The Public Broadcasting System (PBS) and Netflix are producing multi-season programs about two of England’s three queens–Victoria (PBS) and Elizabeth II (Netflix).  Perhaps an early clue to what each series is “about” comes in the titles:  the episodes about Victoria are called “Victoria,” while the 6-year commitment from Netflix is called “The Crown.”  One centers around a first name while the other focuses on the symbol of office.  As someone fascinated both by how women act when given major political power and by the history of the English monarchy, I am an avid watcher of both series.  The writing seems crisp and often moving while the productions themselves evidence careful research into the periods being filmed.

So much do I admire the acting in both cases, that I’ve watched the first two seasons of “The Crown” twice and have taped each episode of the two seasons of  “Victoria” so that I have been able to re-view them.  Anyone who is watching knows that “The Crown” stresses how Elizabeth chose to deny or contort some of her own personal feelings because, as the queen, she had to behave in accordance with custom and Parliamentary law.  Contrarily, “Victoria” is showing us Victoria’s refusal to deny her humanity as wife and mother even as she moves more deeply into her position as monarch.  One example in each case will illustrate this powerful difference in emphasis.  The night before a very young Elizabeth is to be anointed as Queen, her husband whom she clearly loves passionately asks her not to ask him to kneel during the coronation.  He says he will willingly speak obedience to her as his sovereign but that, as her husband, he recoils at kneeling.  The actor playing Elizabeth shows us through facial language just how much she wants to make the exception and just how clearly she realizes what it may mean to their intimacy if she refuses.  But she finally tells a pained Phillip that he must kneel.  In contrast, when Albert speaks to an equally very young Victoria about feeling useless, she figures out how to change that by asking him to sit beside her at her writing desk and handle many of the documents facing her that have to do with subjects about which Albert knows more than she.

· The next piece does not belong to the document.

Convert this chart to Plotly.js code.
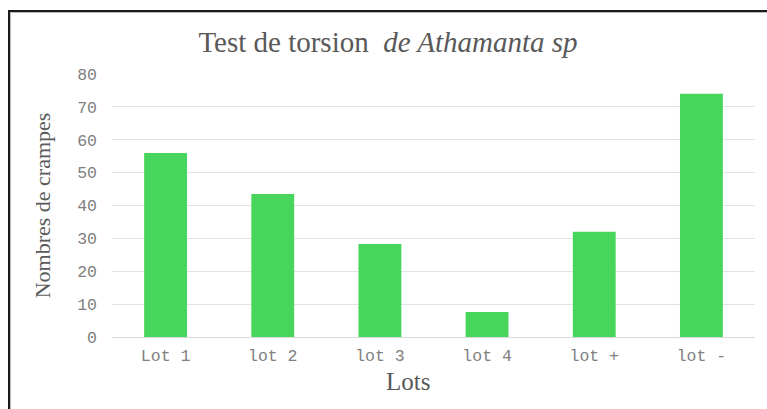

Because the plot lines are so familiar to me, I have grown sharply aware of how each director is using the theme music to reinforce this central distinction in the stories of these two long-reigning women.  The signature music is arresting at the beginning of each episode.  For “The Crown,” we watch mesmerized as the sound begins almost inaudibly while shimmering metal shapes move slowly but inexorably to form the crown spelled out on the screen.  The volume increases as the shape emerges and what has begun as declarative major chords subtly changes to a minor key that sounds a loneliness painful to listen to.  As each episode of “Victoria” is introduced, the “Coronation Alleluia” also begins very quietly as we see a late teen-aged girl whom we take to be the future queen.  Her image changes until her hair has been trained into place and a small tiara rests on her head.  This visual alternation takes place as the voices declaring the alleluias rise to musical heights that give me aesthetic goose bumps.

What’s happening as the episodes continue is this:  Periodically Elizabeth II “hears” her theme music as she faces difficult decisions such as whether to let her much-loved sister Margaret marry the love of her life–something forbidden by stale English custom that forbids royalty to marry divorcees.  What I notice as I witness these overlays of the theme music action in is that being reminded of her “place” as queen causes Elizabeth to turn away from her own values and feelings, thus ceding to the crown that hovers over the entire production.   Watching Victoria in similar moments reveals quite a different relationship between monarch and music.  On several occasions Victoria is shown alone as she ponders what to do about a given political matter, e.g., learning of the potato famine in Ireland or watching a little African girl experience homesickness amid the kindness extended to her by the white English lady.  As we hear the theme music surrounding her in her quandary, it surely is not accidental that Victoria’s connecting to her “place” as queen prompts her to act directly and powerfully to defy customary laws, expectations and behaviors.  For her the crown carries with it an obligation to a common good rather than a duty to continue along a time-honored but time-worn tradition that hurts both the queen and those around her.

So, as I wait impatiently for season three of these ambitious and moving programs, I think about the subtle role the theme music has played and, I trust, will continue to play as these two remarkable women mature as human beings and rulers.